Singapore fitted Capitalism to the Mandate of Heaven model. As in Mainland China, Singapore is effectively a one-party state, with a clearly defined Emperor, to whom everyone submits. The obedience reaps rich dividends as one can see from the success of China. Modified versions of this model can be found in North Korea, South Korea and Japan. It is rooted in centralisation, hierarchy, submission to authority and a valorisation of discipline for the larger good.

Two thousand years ago, when Buddhism entered China, new ideas such as karma, renunciation, monasticism and nirvana entered China. But the Buddhism that thrived in China was customised to the Chinese mythic template, that prefers the material to the psychological, and so rather than the Buddha, the rather introspective teacher, greater value was placed on the Bodhisattva, the problem-solver. Further, this problem solver was given a female form known as Gwanyin nearly a thousand years ago, and as per one hypothesis to legitimize the rule of China’s only female emperor during the Tang dynasty.

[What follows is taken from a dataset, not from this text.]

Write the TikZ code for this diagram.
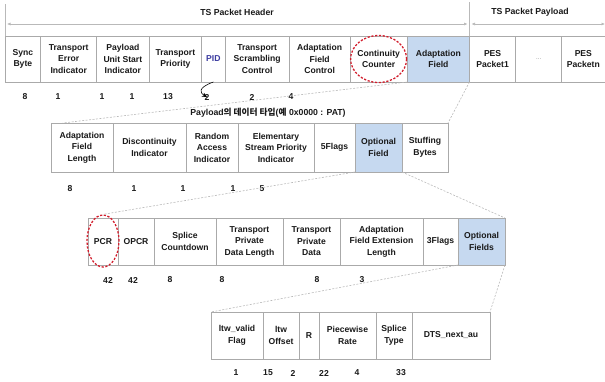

This obsession with central control and order is missing in India. In India, it is family that plays central role, then jati (caste), then religion, and only then allegiance to a king and nation. That is why, in its long history, relative to China, India has been fragmented, with more peripheral control than central control. While in China, obedience and submission if valorised (in which it is very similar to Catholic or Islamic faith), in Hinduism greater value is placed on freedom (mukti), hence the pleasure in breaking rules and a mockery of those who follow rules.

You can understand China by focussing on a single script that unites all Chinese. Try uniting India with a single script or language, and you will know why India is not China, and will never be China.